Rohan Fox notes that “somewhat perversely I also found that owning a bank account predicted a higher likelihood of taking out a loan with an informal lender”.
He comments that “So women without bank accounts took out loans from informal lenders, but women with bank accounts took out loans from informal lenders even more”.
This is not necessarily ‘perverse’ behaviour. There’s plenty of evidence that women with bank accounts are likely to be more active as financial ‘transactors’ than women without accounts. Financial diaries, as pioneered by Stuart Rutherford and MicroSave, indicate that more financially-literate women manage cashflow and asset allocation very actively. This quite often will lead to their employing informal sources of finance.

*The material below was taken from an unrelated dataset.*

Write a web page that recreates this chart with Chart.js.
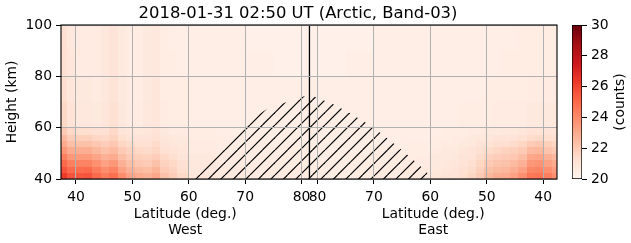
<!DOCTYPE html>
<html lang="en">

<head>
    <meta charset="UTF-8">
    <title>2018-01-31 02:50 UT (Arctic, Band-03)</title>
    <script src="https://cdn.jsdelivr.net/npm/chart.js"></script>
    <style>
        body {
            margin: 0;
            background: #fff;
        }

        #wrap {
            position: relative;
            width: 631px;
            height: 243px;
        }

        #cbarBox {
            position: absolute;
            left: 560px;
            top: 0;
        }
    </style>
</head>

<body>
    <div id="wrap">
        <canvas id="mainChart" width="631" height="243"></canvas>
        <div id="cbarBox"><canvas id="cbarChart" width="71" height="243"></canvas></div>
    </div>

    <script>
        // ---- data ----
        // cell edges (latitude deg., same on both sides) and height edges (km)
        const latEdges = [37.3, 38.5, 40, 41.5, 43, 44.5, 46, 47.5, 49, 50.5, 52, 53.5, 55, 56.5, 58, 60, 65, 70, 75, 81.45];
        const heightEdges = [40, 42.5, 45, 47.5, 50, 52.5, 55, 57.5, 60, 70, 80, 90, 100];

        // counts, one row per height band (bottom first), one value per latitude cell
        const westCounts = [
            [26.3, 25.6, 25.5, 25.6, 25.0, 24.4, 24.8, 23.9, 23.3, 23.0, 22.8, 23.1, 22.3, 21.9, 21.5, 20.9, 20.7, 20.6, 20.6],
            [25.6, 25.0, 24.9, 25.0, 24.4, 23.9, 24.2, 23.3, 22.8, 22.5, 22.4, 22.7, 22.0, 21.7, 21.3, 20.8, 20.7, 20.6, 20.6],
            [25.0, 24.3, 24.2, 24.2, 23.8, 23.3, 23.6, 22.8, 22.4, 22.1, 22.0, 22.3, 21.7, 21.5, 21.2, 20.8, 20.6, 20.6, 20.5],
            [24.3, 23.6, 23.5, 23.5, 23.2, 22.8, 23.0, 22.4, 22.0, 21.8, 21.7, 21.9, 21.5, 21.3, 21.0, 20.7, 20.6, 20.5, 20.5],
            [23.6, 23.0, 22.9, 22.9, 22.6, 22.3, 22.5, 22.0, 21.7, 21.5, 21.4, 21.6, 21.2, 21.1, 20.9, 20.6, 20.5, 20.5, 20.5],
            [23.0, 22.4, 22.3, 22.3, 22.1, 21.9, 22.1, 21.6, 21.4, 21.2, 21.2, 21.4, 21.0, 20.9, 20.8, 20.6, 20.5, 20.5, 20.4],
            [22.5, 21.9, 21.8, 21.8, 21.6, 21.5, 21.7, 21.3, 21.1, 21.0, 21.0, 21.2, 20.9, 20.8, 20.7, 20.5, 20.5, 20.4, 20.4],
            [22.0, 21.5, 21.3, 21.3, 21.2, 21.2, 21.5, 21.0, 20.9, 20.8, 20.9, 21.1, 20.7, 20.6, 20.6, 20.5, 20.4, 20.4, 20.4],
            [21.5, 21.1, 20.8, 20.8, 20.7, 20.9, 21.2, 20.8, 20.6, 20.6, 20.8, 20.9, 20.6, 20.5, 20.5, 20.4, 20.4, 20.4, 20.4],
            [21.3, 20.9, 20.7, 20.7, 20.6, 20.8, 21.1, 20.7, 20.6, 20.5, 20.7, 20.9, 20.5, 20.5, 20.5, 20.4, 20.4, 20.4, 20.4],
            [21.2, 20.9, 20.6, 20.6, 20.6, 20.8, 21.0, 20.7, 20.5, 20.5, 20.7, 20.8, 20.5, 20.5, 20.4, 20.4, 20.4, 20.4, 20.3],
            [21.2, 20.8, 20.6, 20.6, 20.6, 20.8, 21.0, 20.7, 20.5, 20.5, 20.7, 20.8, 20.5, 20.4, 20.4, 20.4, 20.4, 20.3, 20.3]
        ];
        const eastCounts = [
            [23.8, 24.3, 24.7, 24.6, 23.8, 23.3, 23.0, 22.9, 22.6, 22.0, 21.6, 21.3, 21.1, 21.0, 20.9, 20.7, 20.6, 20.5, 20.5],
            [23.4, 23.8, 24.2, 24.1, 23.3, 22.9, 22.6, 22.5, 22.3, 21.8, 21.4, 21.2, 21.0, 20.9, 20.8, 20.7, 20.6, 20.5, 20.5],
            [23.0, 23.3, 23.7, 23.6, 22.8, 22.5, 22.3, 22.2, 22.0, 21.6, 21.3, 21.1, 20.9, 20.8, 20.7, 20.6, 20.5, 20.5, 20.5],
            [22.5, 22.8, 23.2, 23.1, 22.4, 22.1, 22.0, 21.9, 21.7, 21.4, 21.1, 21.0, 20.8, 20.7, 20.7, 20.6, 20.5, 20.5, 20.4],
            [22.0, 22.2, 22.6, 22.5, 22.0, 21.8, 21.7, 21.6, 21.4, 21.2, 21.0, 20.9, 20.7, 20.7, 20.6, 20.5, 20.5, 20.4, 20.4],
            [21.6, 21.8, 22.1, 22.0, 21.6, 21.4, 21.3, 21.3, 21.1, 21.0, 20.8, 20.7, 20.6, 20.6, 20.5, 20.5, 20.4, 20.4, 20.4],
            [21.2, 21.3, 21.5, 21.4, 21.2, 21.1, 21.0, 21.0, 20.9, 20.8, 20.7, 20.6, 20.6, 20.5, 20.5, 20.4, 20.4, 20.4, 20.4],
            [20.9, 21.0, 21.1, 21.1, 20.9, 20.8, 20.8, 20.7, 20.7, 20.6, 20.6, 20.5, 20.5, 20.5, 20.4, 20.4, 20.4, 20.4, 20.4],
            [20.7, 20.7, 20.7, 20.7, 20.6, 20.6, 20.6, 20.6, 20.5, 20.5, 20.5, 20.5, 20.4, 20.4, 20.4, 20.4, 20.4, 20.4, 20.4],
            [20.6, 20.6, 20.6, 20.6, 20.5, 20.5, 20.5, 20.5, 20.5, 20.4, 20.4, 20.4, 20.4, 20.4, 20.4, 20.4, 20.4, 20.4, 20.4],
            [20.5, 20.5, 20.5, 20.5, 20.5, 20.5, 20.5, 20.4, 20.4, 20.4, 20.4, 20.4, 20.4, 20.4, 20.4, 20.4, 20.4, 20.4, 20.3],
            [20.5, 20.5, 20.5, 20.5, 20.5, 20.4, 20.4, 20.4, 20.4, 20.4, 20.4, 20.4, 20.4, 20.4, 20.4, 20.4, 20.4, 20.3, 20.3]
        ];

        // hatched (no data) region outline, latitude / height pairs
        const hatchWestLat = [60, 68.5, 73.9, 77.4, 80.6, 81.4];
        const hatchWestKm = [40, 59.9, 67.3, 70.0, 72.3, 72.7];
        const hatchEastLat = [80.5, 76.9, 73.7, 70.2, 66.8, 63.6, 60.6, 60.3];
        const hatchEastKm = [72.0, 68.8, 64.9, 60.3, 54.4, 48.6, 42.7, 40];

        const westTicks = [40, 50, 60, 70, 80];
        const eastTicks = [80, 70, 60, 50, 40];
        const heightTicks = [40, 60, 80, 100];
        const countTicks = [20, 22, 24, 26, 28, 30];

        const titleText = '2018-01-31 02:50 UT (Arctic, Band-03)';

        // ---- axis layout: west latitude runs left->right up to the pole turn,
        // east side is mirrored: u = EAST_REF - lat
        const TURN = 81.4;
        const EAST_REF = 162.84;
        const X_MIN = 37.34, X_MAX = 125.3;
        const westU = lat => lat;
        const eastU = lat => EAST_REF - lat;

        const FONT = 'DejaVu Sans';
        Chart.defaults.font.family = FONT;
        Chart.defaults.color = '#000';

        // matplotlib "Reds"
        const REDS = ['#fff5f0', '#fee0d2', '#fcbba1', '#fc9272', '#fb6a4a', '#ef3b2c', '#cb181d', '#a50f15', '#67000d'];
        const CMIN = 20, CMAX = 30;

        function hexRgb(h) {
            return [parseInt(h.slice(1, 3), 16), parseInt(h.slice(3, 5), 16), parseInt(h.slice(5, 7), 16)];
        }
        const REDS_RGB = REDS.map(hexRgb);

        function colorFor(v) {
            let t = (v - CMIN) / (CMAX - CMIN);
            t = Math.max(0, Math.min(1, t)) * (REDS_RGB.length - 1);
            const i = Math.min(Math.floor(t), REDS_RGB.length - 2);
            const f = t - i;
            const a = REDS_RGB[i], b = REDS_RGB[i + 1];
            return `rgb(${Math.round(a[0] + (b[0] - a[0]) * f)},${Math.round(a[1] + (b[1] - a[1]) * f)},${Math.round(a[2] + (b[2] - a[2]) * f)})`;
        }

        // diagonal hatch pattern, 45 degrees, 12.5 px apart
        function makeHatch() {
            const c = document.createElement('canvas');
            c.width = 25;
            c.height = 25;
            const g = c.getContext('2d');
            g.strokeStyle = '#000';
            g.lineWidth = 1.2;
            for (let k = -25; k <= 25.1; k += 12.5) {
                g.beginPath();
                g.moveTo(k, 25);
                g.lineTo(k + 25, 0);
                g.stroke();
            }
            return g.createPattern(c, 'repeat');
        }

        const hatchPoints = hatchWestLat.map((lat, i) => ({ x: westU(lat), y: hatchWestKm[i] }))
            .concat(hatchEastLat.map((lat, i) => ({ x: eastU(lat), y: hatchEastKm[i] })));

        const heatmapPlugin = {
            id: 'heatmap',
            beforeDatasetsDraw(chart) {
                const { ctx, chartArea: a, scales: { x, y } } = chart;
                ctx.save();
                ctx.beginPath();
                ctx.rect(a.left, a.top, a.right - a.left, a.bottom - a.top);
                ctx.clip();
                const sides = [[westCounts, westU], [eastCounts, eastU]];
                sides.forEach(([grid, toU]) => {
                    for (let r = 0; r < heightEdges.length - 1; r++) {
                        const yTop = Math.floor(y.getPixelForValue(heightEdges[r + 1]));
                        const yBot = Math.ceil(y.getPixelForValue(heightEdges[r]));
                        for (let c = 0; c < latEdges.length - 1; c++) {
                            const p0 = x.getPixelForValue(toU(latEdges[c]));
                            const p1 = x.getPixelForValue(toU(latEdges[c + 1]));
                            const left = Math.floor(Math.min(p0, p1));
                            const right = Math.ceil(Math.max(p0, p1));
                            ctx.fillStyle = colorFor(grid[r][c]);
                            ctx.fillRect(left, yTop, right - left, yBot - yTop);
                        }
                    }
                });
                ctx.restore();
            }
        };

        const framePlugin = {
            id: 'frame',
            afterDraw(chart) {
                const { ctx, chartArea: a, scales: { x } } = chart;
                ctx.save();
                ctx.strokeStyle = '#000';
                ctx.lineWidth = 1.1;
                ctx.strokeRect(a.left, a.top, a.right - a.left, a.bottom - a.top);

                ctx.fillStyle = '#000';
                ctx.textAlign = 'center';
                ctx.textBaseline = 'alphabetic';
                ctx.font = `16.4px "${FONT}"`;
                ctx.fillText(titleText, 298, 18);

                ctx.font = `13.9px "${FONT}"`;
                const wx = x.getPixelForValue((X_MIN + TURN) / 2);
                const ex = x.getPixelForValue((TURN + X_MAX) / 2);
                ctx.fillText('Latitude (deg.)', wx, 218);
                ctx.fillText('West', wx, 234);
                ctx.fillText('Latitude (deg.)', ex, 218);
                ctx.fillText('East', ex, 234);

                ctx.translate(16, (a.top + a.bottom) / 2);
                ctx.rotate(-Math.PI / 2);
                ctx.fillText('Height (km)', 0, 0);
                ctx.restore();
            }
        };

        const tickFont = { family: FONT, size: 13.9 };

        new Chart(document.getElementById('mainChart'), {
            type: 'line',
            data: {
                datasets: [{
                    data: hatchPoints,
                    fill: 'start',
                    backgroundColor: makeHatch(),
                    borderWidth: 0,
                    borderColor: 'rgba(0,0,0,0)',
                    pointRadius: 0,
                    tension: 0
                }, {
                    data: [{ x: TURN, y: 40 }, { x: TURN, y: 100 }],
                    borderColor: '#000',
                    borderWidth: 1.3,
                    pointRadius: 0,
                    fill: false
                }]
            },
            options: {
                responsive: false,
                animation: false,
                events: [],
                layout: { padding: { left: 0, right: 74, top: 25, bottom: 0 } },
                plugins: { legend: { display: false }, tooltip: { enabled: false }, title: { display: false } },
                scales: {
                    x: {
                        type: 'linear',
                        min: X_MIN,
                        max: X_MAX,
                        afterBuildTicks: s => {
                            s.ticks = westTicks.map(v => ({ value: westU(v) }))
                                .concat(eastTicks.map(v => ({ value: eastU(v) })));
                        },
                        afterFit: s => { s.height = 64; },
                        ticks: {
                            autoSkip: false,
                            maxRotation: 0,
                            font: tickFont,
                            padding: 5,
                            callback: v => String(Math.round(v <= TURN ? v : EAST_REF - v))
                        },
                        grid: { color: '#b0b0b0', lineWidth: 1, tickColor: '#000', tickLength: 5, z: 1 },
                        border: { display: false }
                    },
                    y: {
                        min: 40,
                        max: 100,
                        afterBuildTicks: s => { s.ticks = heightTicks.map(v => ({ value: v })); },
                        afterFit: s => { s.width = 61; },
                        ticks: { font: tickFont, padding: 4 },
                        grid: { color: '#b0b0b0', lineWidth: 1, tickColor: '#000', tickLength: 5, z: 1 },
                        border: { display: false }
                    }
                }
            },
            plugins: [heatmapPlugin, framePlugin]
        });

        // ---- colour bar ----
        const cbarLabelPlugin = {
            id: 'cbarLabel',
            afterDraw(chart) {
                const { ctx, chartArea: a } = chart;
                ctx.save();
                ctx.fillStyle = '#000';
                ctx.font = `13.9px "${FONT}"`;
                ctx.textAlign = 'center';
                ctx.textBaseline = 'middle';
                ctx.translate(60, (a.top + a.bottom) / 2);
                ctx.rotate(-Math.PI / 2);
                ctx.fillText('(counts)', 0, 0);
                ctx.restore();
            }
        };

        new Chart(document.getElementById('cbarChart'), {
            type: 'bar',
            data: {
                labels: ['counts'],
                datasets: [{
                    data: [[CMIN, CMAX]],
                    backgroundColor: ctx => {
                        const a = ctx.chart.chartArea;
                        if (!a) return REDS[0];
                        const g = ctx.chart.ctx.createLinearGradient(0, a.bottom, 0, a.top);
                        REDS.forEach((c, i) => g.addColorStop(i / (REDS.length - 1), c));
                        return g;
                    },
                    borderColor: '#000',
                    borderWidth: 1,
                    borderSkipped: false,
                    barPercentage: 1,
                    categoryPercentage: 1
                }]
            },
            options: {
                responsive: false,
                animation: false,
                events: [],
                layout: { padding: { left: 12, right: 0, top: 25, bottom: 64 } },
                plugins: { legend: { display: false }, tooltip: { enabled: false } },
                scales: {
                    x: { display: false },
                    y: {
                        position: 'right',
                        min: CMIN,
                        max: CMAX,
                        afterBuildTicks: s => { s.ticks = countTicks.map(v => ({ value: v })); },
                        afterFit: s => { s.width = 49; },
                        ticks: { font: tickFont, padding: 4 },
                        grid: { drawOnChartArea: false, tickColor: '#000', tickLength: 5 },
                        border: { display: false }
                    }
                }
            },
            plugins: [cbarLabelPlugin]
        });
    </script>
</body>

</html>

High interest informal loans may be used to ‘tide them over’ a period of illiquidity and this is a legitimate strategy in some circumstances.
See Stuart Rutherford: https://www.microsave.net/author/stuart/
Thanks John, point taken and true. I did have another colleague mention this to me also. Informal loans can be very valuable.
In my defence, I do say “somewhat perversely” – or, perhaps “having the appearance of perversity” would have been clearer. I say this because there appears to be a belief in some circles that formal loans will be used to replace reliance on informal loans entirely.
Although admittedly I was initially surprised to find it, yes, a greater understanding of these dynamics would show that it is both legitimate, and not in fact surprising behaviour at all. To start with, clearly, owning a formal bank account would be a positive signal to an informal lender that a person is able to pay back a loan. Those who are wealthier are more likely to qualify for larger formal, or informal loans.
I wonder whether the rate of informal loan use across locations would say something about the differences in the experienced level of service provided by formal banks.. And perhaps could assist in the identification of areas where better formal services would add value? Would be interesting to look in to.